Take Ohio in 2023. In a last-ditch effort to stop a pro-abortion amendment to the Ohio Constitution, there was an interim referendum in August 2023 attempting to raise the bar on state constitutional amendments approved by popular referendum. In Ohio, the state constitution can be changed in two ways: by 3/5s (60%) of the legislature or ½ (51%) of the voters. The interim referendum, taking changes to constitutions seriously, wanted to make both routes 3/5s (60%).
An interim referendum in the middle of August should have been easy to win. But, with the exception of one, all Ohio’s bishops studiously declared themselves neutral on that effort, pretending it was all about constitutional ratios and not the effort to ensconce abortion-on-demand three months later. The effort to set a 60% threshold failed, and Ohio’s abortion amendment went into effect with 56.7% of the vote.
Abortion is not some long-range, slow process (like blocks of ice melting in the Vatican) that threatens some “life” sometime, somewhere. It is the “existential” threat — or rather end of existence — of a human being that happens with relative impunity and commonplace ordinariness many times a day across America. Business as usual.
Jesus praised the crooked steward not for his morality but his shrewdness. Official Catholic pro-life strategy arguably has been neither. Perhaps the children of light must learn a new kind of shrewdness, one that weds innocence to strategy, and truth to courage.

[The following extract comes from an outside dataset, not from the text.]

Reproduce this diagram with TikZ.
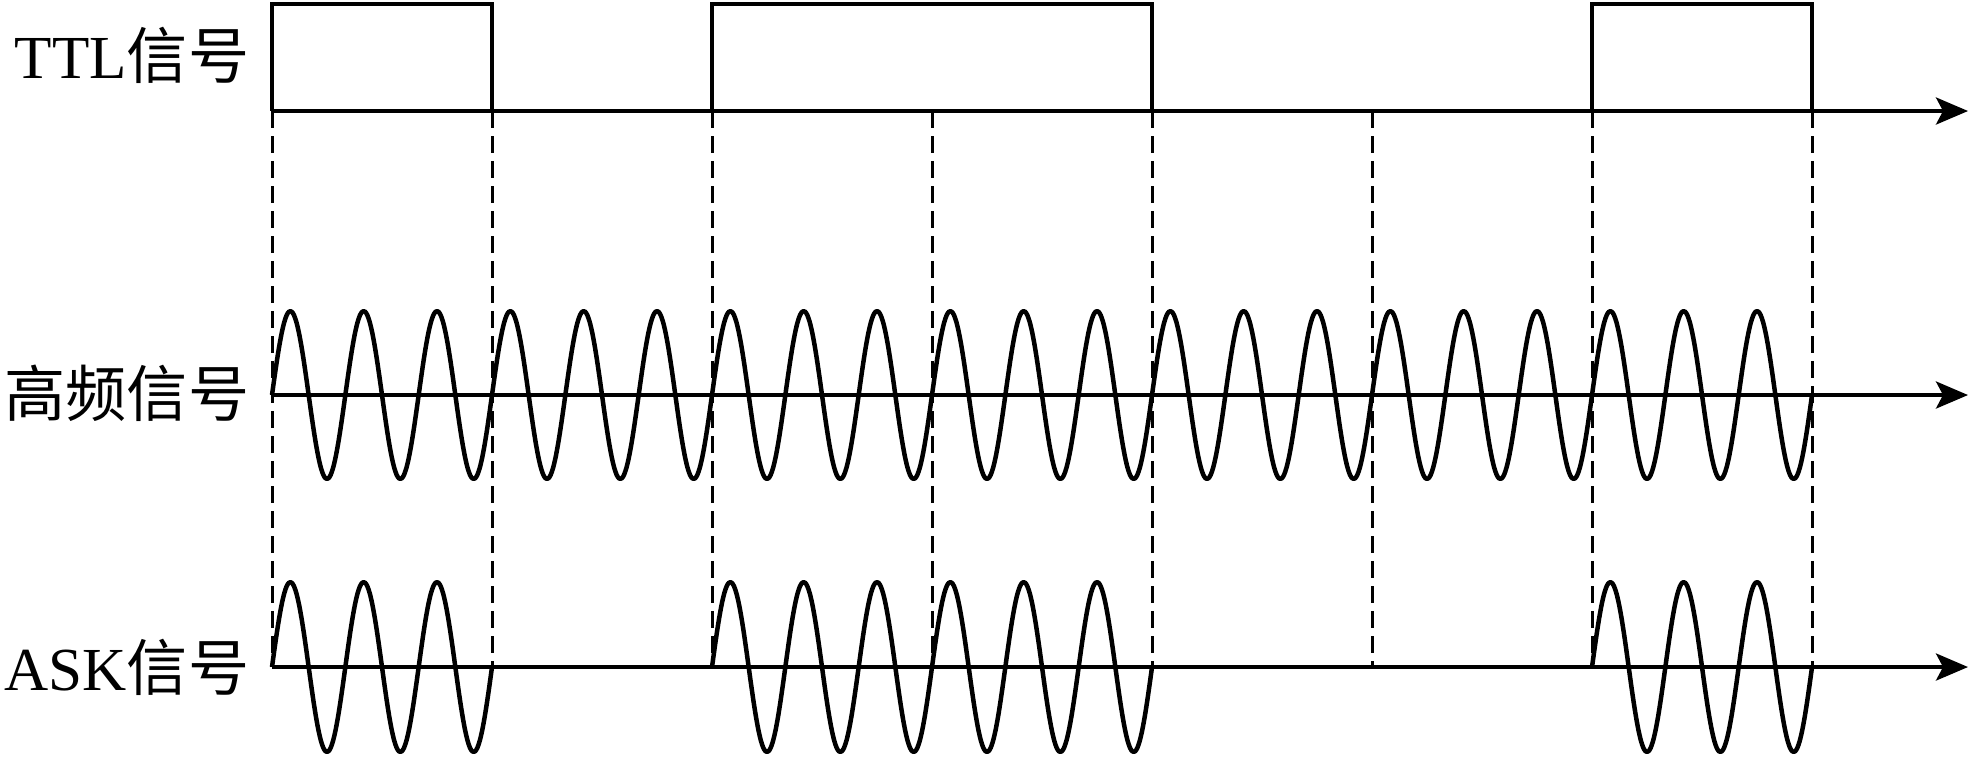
\documentclass[tikz,border=0pt]{standalone}
\usepackage{fontspec}
\setmainfont{Liberation Serif}
\newfontfamily\cjk{Noto Sans CJK SC}
\usetikzlibrary{arrows.meta,calc}
\tikzset
{
  axis/.style={line width=0.4mm,-{Stealth[length=3.2mm,width=2.7mm,inset=0.7mm]}},
  pulse/.style={line width=0.4mm,line join=miter},
  guide/.style={line width=0.3mm,dash pattern=on 1.7mm off 0.8mm},
  wave/.style={line width=0.45mm,line join=round},
  sig/.style={anchor=base east,inner sep=0pt,font=\fontsize{17.4}{21}\selectfont}
}
\begin{document}
\begin{tikzpicture}[x=0.1mm,y=-0.1mm]
            \useasboundingbox (0,0) rectangle (1971,757);
            % koordinate
            \coordinate (T0) at (272,111);
            \coordinate (T1) at (1968,111);
            \coordinate (H0) at (272,395);
            \coordinate (H1) at (1968,395);
            \coordinate (A0) at (272,667);
            \coordinate (A1) at (1968,667);
            \foreach\k in {0,...,7}
              \coordinate (g\k) at ($(T0)+(220*\k,0)$);

            % oznake
            \node (ttl) [sig] at (250,78)  {TTL{\cjk 信号}};
            \node (hf)  [sig] at (250,416) {{\cjk 高频信号}};
            \node (ask) [sig] at (250,690) {ASK{\cjk 信号}};

            % crtkane crte
            \foreach\k in {0,...,7}
              \draw[guide] (g\k) -- (g\k |- A0);

            % TTL impulzi
            \foreach\a/\b in {0/1,2/4,6/7}
              \draw[pulse] (g\a) -- ++(0,-107) -| (g\b);

            % nosilni signal
            \draw[wave] plot[domain=0:1540,samples=631,smooth] ({272+\x},{395-84*sin(4.90909*\x)});

            % ASK signal
            \foreach\k in {0,2,3,6}
              \draw[wave] plot[domain=0:220,samples=91,smooth] ({272+220*\k+\x},{667-85*sin(4.90909*\x)});

            % osi
            \draw[axis] (T0) -- (T1);
            \draw[axis] (H0) -- (H1);
            \draw[axis] (A0) -- (A1);
\end{tikzpicture}
\end{document}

So, pardon me, but I have no intention of “dialoguing” with those who want to normalize this, episcopal admonitions notwithstanding. Nor do I intend to don any seamy garment of life that covers up concrete killing here and now in order to express “solidarity” with abstract threats to life, much less disapproval of persons having to face the consequences of their illegal acts (like crossing the U.S. border in violation of the law). And I’m not going to apologize for calling myself “pro-life” because, in contrast to those whose “big tents” allow abortionists to poke their noses under it, I remember that it was those “one-issue pro-lifers” — not the incessant and ineffective “dialoguers” — that freed us from Roe.